Challenge 5: Terraform Is Not a Workflow Tool

Terraform lacks guardrails. It doesn’t care how you apply changes - only that you do. There’s no built-in policy management. No approvals. No concept of roles or environment-specific checks.

Everything around the actual apply, how and when it’s done, relies on convention, CI pipelines, wrapper scripts, or tools. And even those have learning curves and limitations.

Without discipline, people start cutting corners. Changes skip review. Plans don’t get shared. Teams operate with unclear rules, and miscommunication leads to infrastructure drift - or worse, downtime.

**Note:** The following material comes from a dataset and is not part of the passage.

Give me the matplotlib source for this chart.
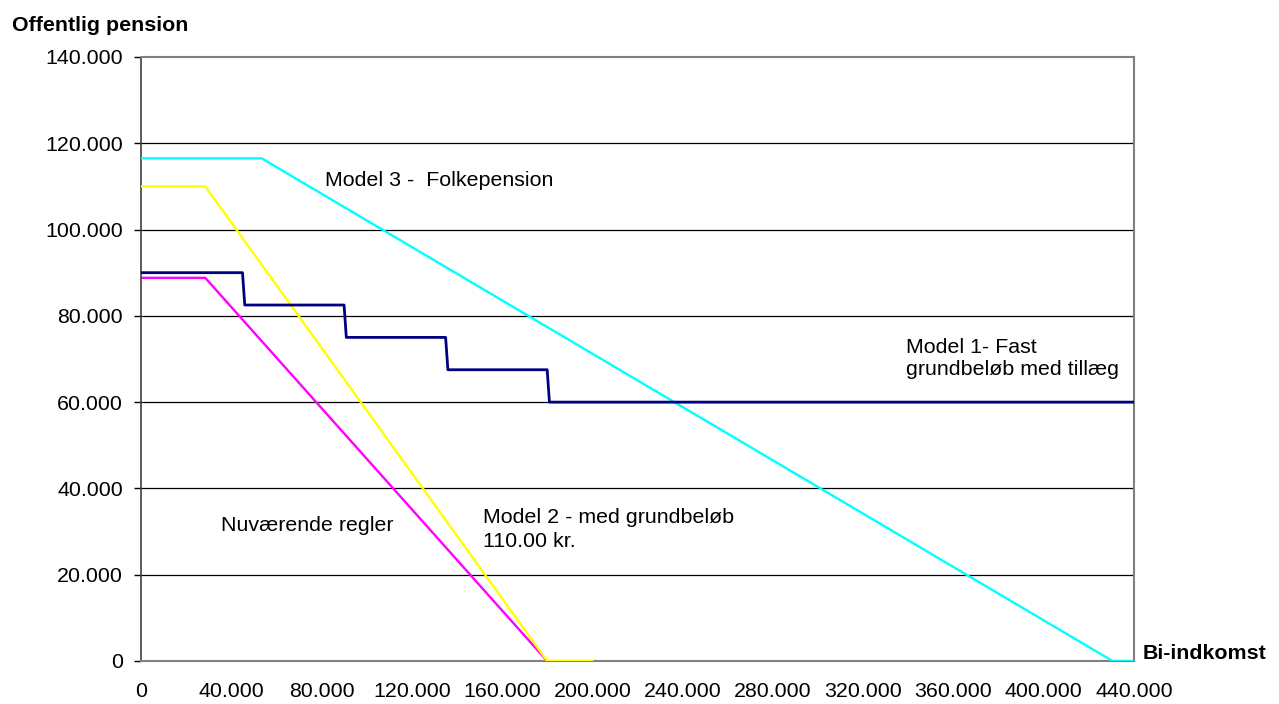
import matplotlib
matplotlib.use("Agg")
import matplotlib.pyplot as plt
from matplotlib.ticker import FuncFormatter

plt.rcParams['font.family'] = ['Liberation Sans', 'DejaVu Sans']

# Bi-indkomst (kr.) and public pension (kr.) for each model
model3_x = [0, 53500, 430500, 440000]
model3_y = [116500, 116500, 0, 0]

model2_x = [0, 28500, 180000, 200000]
model2_y = [110000, 110000, 0, 0]

model1_x = [0, 45000, 46000, 90000, 91000, 135000, 136000, 180000, 181000, 440000]
model1_y = [90000, 90000, 82500, 82500, 75000, 75000, 67500, 67500, 60000, 60000]

current_x = [0, 28500, 180000]
current_y = [88800, 88800, 0]

x_ticks = list(range(0, 440001, 40000))
y_ticks = list(range(0, 140001, 20000))


def dk(v, pos=None):
    return f"{int(v):,}".replace(",", ".")


fig = plt.figure(figsize=(12.79, 7.04), dpi=100)
ax = fig.add_axes([0.1102, 0.0611, 0.7764, 0.8580])

for y in y_ticks[1:-1]:
    ax.axhline(y, color='black', lw=0.9, zorder=1)

ax.plot(model3_x, model3_y, color='#00FFFF', lw=1.7, zorder=3)
ax.plot(model2_x, model2_y, color='#FFFF00', lw=1.7, zorder=3)
ax.plot(current_x, current_y, color='#FF00FF', lw=1.7, zorder=2)
ax.plot(model1_x, model1_y, color='#000080', lw=2.0, zorder=4)

fs = 15.4
ax.set_xlim(0, 440000)
ax.set_ylim(0, 140000)
ax.set_xticks(x_ticks)
ax.set_yticks(y_ticks)
ax.xaxis.set_major_formatter(FuncFormatter(dk))
ax.yaxis.set_major_formatter(FuncFormatter(dk))
ax.tick_params(axis='x', length=0, pad=15, labelsize=fs)
ax.tick_params(axis='y', length=5, width=1, direction='out', pad=8, labelsize=fs)

for side in ['top', 'right', 'bottom']:
    ax.spines[side].set_color('#808080')
    ax.spines[side].set_linewidth(1.5)
ax.spines['left'].set_color('#404040')
ax.spines['left'].set_linewidth(1.2)

ax.text(81500, 110100, "Model 3 -  Folkepension", fontsize=fs, va='baseline', ha='left')
ax.text(339000, 66300, "Model 1- Fast\ngrundbeløb med tillæg", fontsize=fs,
        va='baseline', ha='left', linespacing=1.18)
ax.text(35300, 30100, "Nuværende regler", fontsize=fs, va='baseline', ha='left')
ax.text(151700, 26500, "Model 2 - med grundbeløb\n110.00 kr.", fontsize=fs,
        va='baseline', ha='left', linespacing=1.32)

fig.text(12 / 1279, 1 - 31 / 704, "Offentlig pension", fontsize=fs, fontweight='bold',
         va='baseline', ha='left')
fig.text(1143 / 1279, 1 - 659 / 704, "Bi-indkomst", fontsize=fs, fontweight='bold',
         va='baseline', ha='left')

fig.savefig("out.png", dpi=100)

What Helps (But Doesn’t Fix Everything)

Splitting the monolith helps. Breaking state down into focused domains like: networking, compute, and data, can reduce blast radius. Isolating modules and keeping their interfaces simple can make changes safer.

Linting with tflint, enforcing format with terraform fmt, and adding pre-commit hooks keep code consistent. CI pipelines that post plan output to pull requests allow teams to review changes before merging. Drift detection through scheduled plan-only runs helps surface issues early.

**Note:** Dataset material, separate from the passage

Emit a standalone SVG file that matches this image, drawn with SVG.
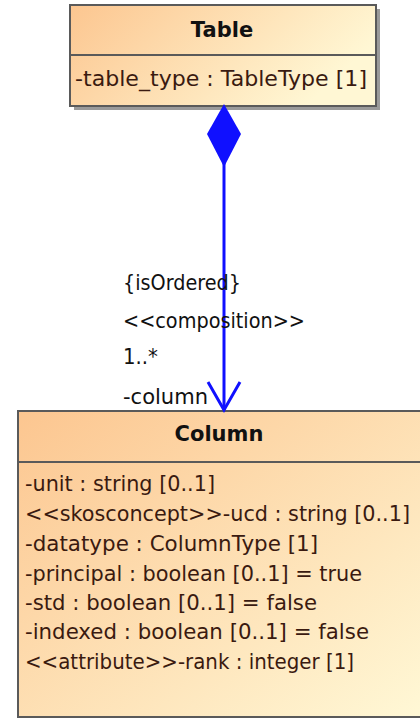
<svg xmlns="http://www.w3.org/2000/svg" width="420" height="719" viewBox="0 0 420 719">
<defs>
<linearGradient id="g1" x1="0" y1="0" x2="1" y2="0.35">
<stop offset="0" stop-color="#FCC690"/>
<stop offset="1" stop-color="#FFF7D4"/>
</linearGradient>
<linearGradient id="g2" x1="0" y1="0" x2="1" y2="1">
<stop offset="0" stop-color="#FCC690"/>
<stop offset="1" stop-color="#FFF8D6"/>
</linearGradient>
<style>
.box{stroke:#5a5a5a;stroke-width:2}
.sh{fill:#9a9a9a}
.sep{stroke:#5a5a5a;stroke-width:2}
.t{font-family:"DejaVu Sans",Verdana,sans-serif;font-size:21.5px;fill:#3a1a10}
.h{font-family:"DejaVu Sans",Verdana,sans-serif;font-size:21px;font-weight:bold;fill:#111;text-anchor:middle}
.l{font-family:"DejaVu Sans",Verdana,sans-serif;font-size:21.5px;fill:#111}
.c{stroke:#1010ff;stroke-width:3;fill:none}
</style>
</defs>
<g id="Table">
<rect class="sh" x="74" y="9" width="306" height="101"/>
<rect class="box" x="70" y="5" width="306" height="101" fill="url(#g1)"/>
<line class="sep" x1="70" y1="55" x2="376" y2="55"/>
<text class="h" x="222" y="37">Table</text>
<text class="t" x="75" y="86" textLength="292" lengthAdjust="spacingAndGlyphs">-table_type : TableType [1]</text>
</g>
<g id="Column">
<rect class="box" x="18" y="411" width="406" height="306" fill="url(#g2)"/>
<line class="sep" x1="18" y1="462" x2="424" y2="462"/>
<text class="h" x="219" y="441">Column</text>
<text class="t" x="25" y="491" textLength="190" lengthAdjust="spacingAndGlyphs">-unit : string [0..1]</text>
<text class="t" x="25" y="521" textLength="385" lengthAdjust="spacingAndGlyphs">&lt;&lt;skosconcept&gt;&gt;-ucd : string [0..1]</text>
<text class="t" x="25" y="551" textLength="293" lengthAdjust="spacingAndGlyphs">-datatype : ColumnType [1]</text>
<text class="t" x="25" y="581" textLength="337" lengthAdjust="spacingAndGlyphs">-principal : boolean [0..1] = true</text>
<text class="t" x="25" y="610" textLength="292" lengthAdjust="spacingAndGlyphs">-std : boolean [0..1] = false</text>
<text class="t" x="25" y="639" textLength="344" lengthAdjust="spacingAndGlyphs">-indexed : boolean [0..1] = false</text>
<text class="t" x="25" y="669" textLength="329" lengthAdjust="spacingAndGlyphs">&lt;&lt;attribute&gt;&gt;-rank : integer [1]</text>
</g>
<g id="connectors">
<line class="c" x1="224" y1="160" x2="224" y2="410"/>
<polygon points="224,104 241,134 224,167 207,134" fill="#1010ff"/>
<polyline class="c" points="208,382 224,410 240,382"/>
<text class="l" x="123" y="290" textLength="118" lengthAdjust="spacingAndGlyphs">{isOrdered}</text>
<text class="l" x="123" y="328" textLength="182" lengthAdjust="spacingAndGlyphs">&lt;&lt;composition&gt;&gt;</text>
<text class="l" x="123" y="364" textLength="35" lengthAdjust="spacingAndGlyphs">1..*</text>
<text class="l" x="123" y="404" textLength="85" lengthAdjust="spacingAndGlyphs">-column</text>
</g>
</svg>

But none of these strategies solve the root challenge. They reduce risk, improve clarity, and create accountability, but they don’t stop Terraform from scaling beyond human comfort. The complexity returns. It always returns.

The Real Lesson

Infrastructure grows. Terraform reflects that growth but doesn’t tame it. It provides the building blocks, but not the blueprint for how to scale safely.

Teams that succeed with Terraform treat it not just as a tool, but as a system that demands discipline. They document relationships. They version modules. They build processes around reviews, testing, and safe deployments.

Because without that structure, Terraform turns into a house of cards. One unexpected change, and the whole system wobbles. The lesson is to build like someone else will maintain it in a thunderstorm and blindfolded. Because eventually, they will.